A Child in Palestine: The Cartoons of Naji Al-Ali

Naji al-Ali grew up in the Palestinian refugee camp of Ain al-Hilweh in the south Lebanese city of Sidon, where his gift for drawing was discovered by the Palestinian poet Ghassan Kanafani in the late 1950s. Early the following decade he left for Kuwait, embarking on a thirty-year career that would see his cartoons published daily in newspapers from Cairo to Beirut, London to Paris.

Resolutely independent and unaligned to any political party, Naji al-Ali strove to speak to and for the ordinary Arab people; the pointed satire of his stark, symbolic cartoons brought him widespread renown. Through his most celebrated creation, the witness-child Handala, al-Ali criticized the brutality of Israeli occupation, the venality and corruption of the regimes in the region, and the suffering of the Palestinian people, earning him many powerful enemies and the soubriquet “the Palestinian Malcolm X.”

For the first time in book form, A Child in Palestine presents the work of one of the Arab world’s greatest cartoonists, revered throughout the region for his outspokenness, honesty and humanity.

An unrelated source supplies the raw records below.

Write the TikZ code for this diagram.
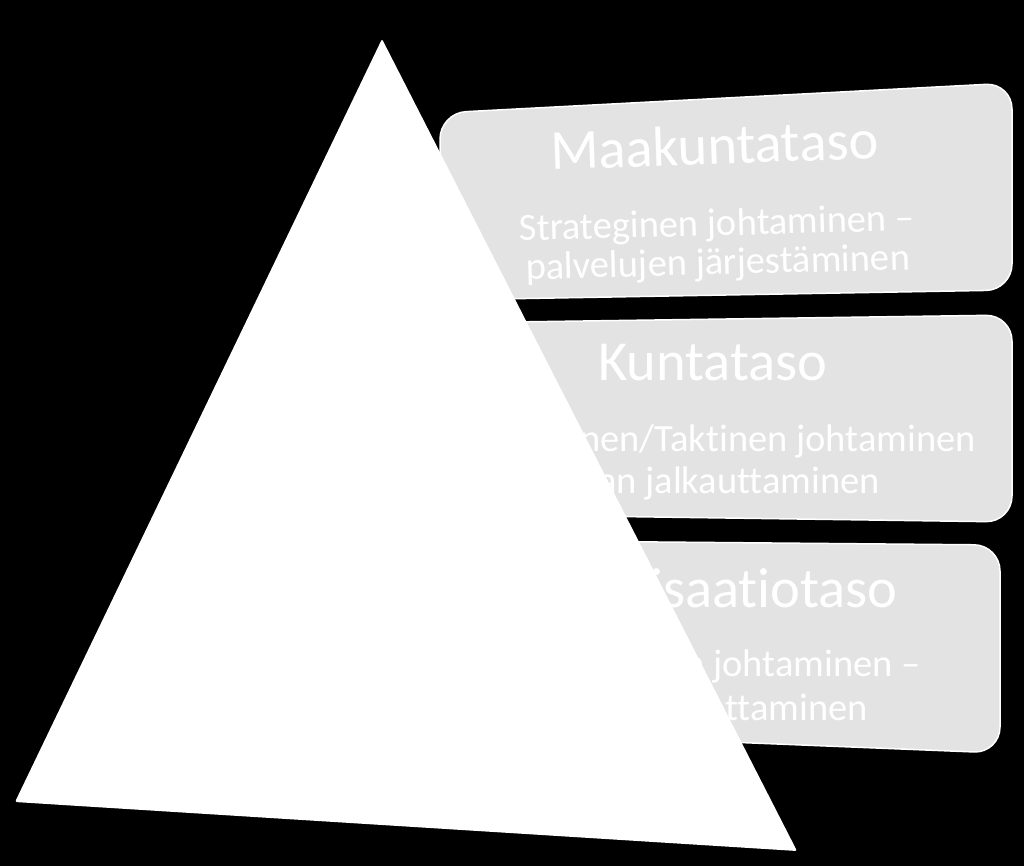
\documentclass[tikz,border=0pt]{standalone}
\usepackage{fontspec}
\setmainfont[Ligatures={NoCommon,NoRare}]{Carlito}
\definecolor{boxgrey}{RGB}{227,227,227}
\begin{document}
\begin{tikzpicture}[x=1pt,y=-1pt,
  levelbox/.style={fill=boxgrey,draw=white,line width=1.5pt,rounded corners=26pt},
  titletext/.style={text=white,inner sep=0pt,font=\fontsize{56.5}{60}\selectfont},
  subtext/.style={text=white,inner sep=0pt,text height=0.72em,text depth=0.1em,font=\fontsize{38.5}{40}\selectfont},
  subblock/.style={text=white,inner sep=0pt,align=center,font=\fontsize{38.5}{39}\selectfont},
  pyramid/.style={fill=white,draw=none,rounded corners=2pt}]
\fill[black] (0,0) rectangle (1024,866);
\useasboundingbox (0,0) rectangle (1024,866);

% box 1
\coordinate (b1tl) at (440,113);
\coordinate (b1tr) at (1012,83);
\coordinate (b1br) at (1012,290);
\coordinate (b1bl) at (440,300);
\draw[levelbox] (b1tl) -- (b1tr) -- (b1br) -- (b1bl) -- cycle;
\node[titletext,anchor=base,rotate=2] (t1) at (715,164) {Maakuntataso};
\node[subblock,anchor=center,rotate=1.5] (s1) at (717.5,245) {Strateginen johtaminen –\\palvelujen järjestäminen};

% box 2
\coordinate (b2tl) at (440,323);
\coordinate (b2tr) at (1012,315);
\coordinate (b2br) at (1012,522);
\coordinate (b2bl) at (440,514);
\draw[levelbox] (b2tl) -- (b2tr) -- (b2br) -- (b2bl) -- cycle;
\node[titletext,anchor=base] (t2) at (713,380) {Kuntataso};
\node[subtext,anchor=base east] (s2a) at (976,451) {Operatiivinen/Taktinen johtaminen};
\node[subtext,anchor=base east] (s2b) at (880,493) {strategian jalkauttaminen};

% box 3
\coordinate (b3tl) at (430,540);
\coordinate (b3tr) at (1000,545);
\coordinate (b3br) at (1000,753);
\coordinate (b3bl) at (430,730);
\draw[levelbox] (b3tl) -- (b3tr) -- (b3br) -- (b3bl) -- cycle;
\node[titletext,anchor=base east] (t3) at (898,607) {Organisaatiotaso};
\node[subtext,anchor=base east] (s3a) at (921,676) {Operatiivinen johtaminen –};
\node[subtext,anchor=base east] (s3b) at (868,720) {palvelujen tuottaminen};

% pyramid
\coordinate (apex) at (382,39);
\coordinate (pl) at (15,802);
\coordinate (pr) at (797,851);
\fill[pyramid] (apex) -- (pr) -- (pl) -- cycle;
\end{tikzpicture}
\end{document}
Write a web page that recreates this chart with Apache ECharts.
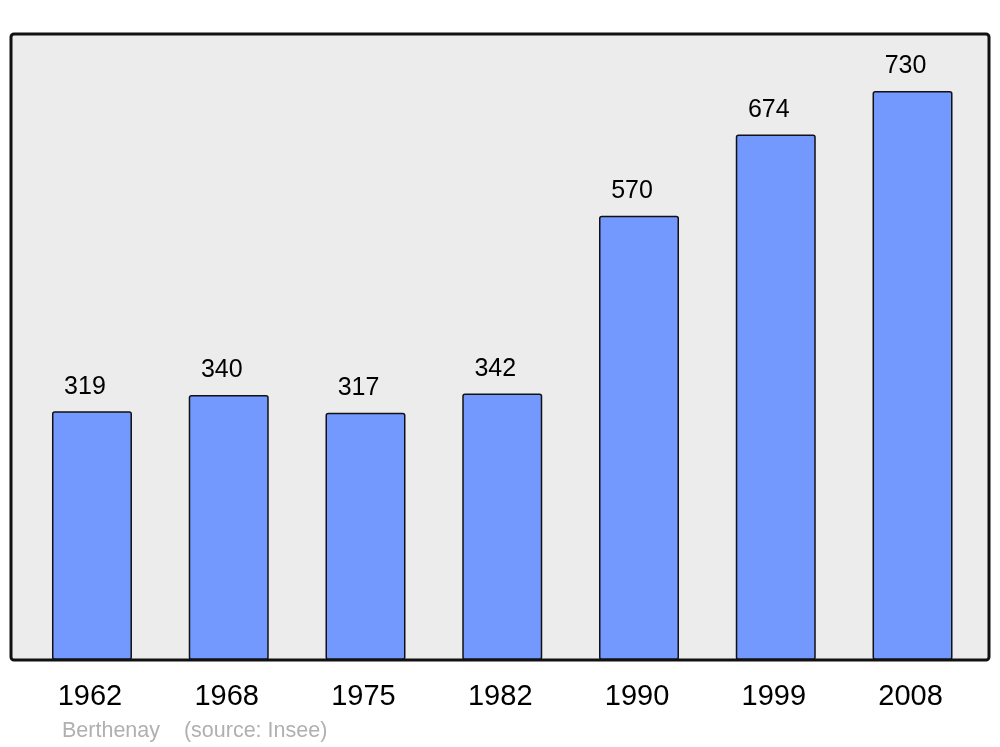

“That was when the character Handala was born. The young, barefoot Handala was a symbol of my childhood. He was the age I was when I had left Palestine and, in a sense, I am still that age today & I feel that I can recall and sense every bush, every stone, every house and every tree I passed when I was a child in Palestine. The character of Handala was a sort of icon that protected my soul from falling whenever I felt sluggish or I was ignoring my duty. That child was like a splash of fresh water on my forehead, bringing me to attention and keeping me from error and loss. He was the arrow of the compass, pointing steadily towards Palestine. Not just Palestine in geographical terms, but Palestine in its humanitarian sense — the symbol of a just cause, whether it is located in Egypt, Vietnam or South Africa.” — Naji al-Ali, in conversation with Radwa Ashour

Naji Al-Ali (c1936–1987)was born in the Palestinian village of al-Shajara, between Nazareth and Tiberias. He worked for, among others, the Lebanese newspaper al-Safir and the independent Kuwaiti daily al-Qabas. Constantly harassed and censored, Naji al-Ali moved to London; he was shot and killed in Chelsea on July 22 1987. He was posthumously awarded the Golden Pen Award of the International Federation of Newspaper Publishers (FIEJ).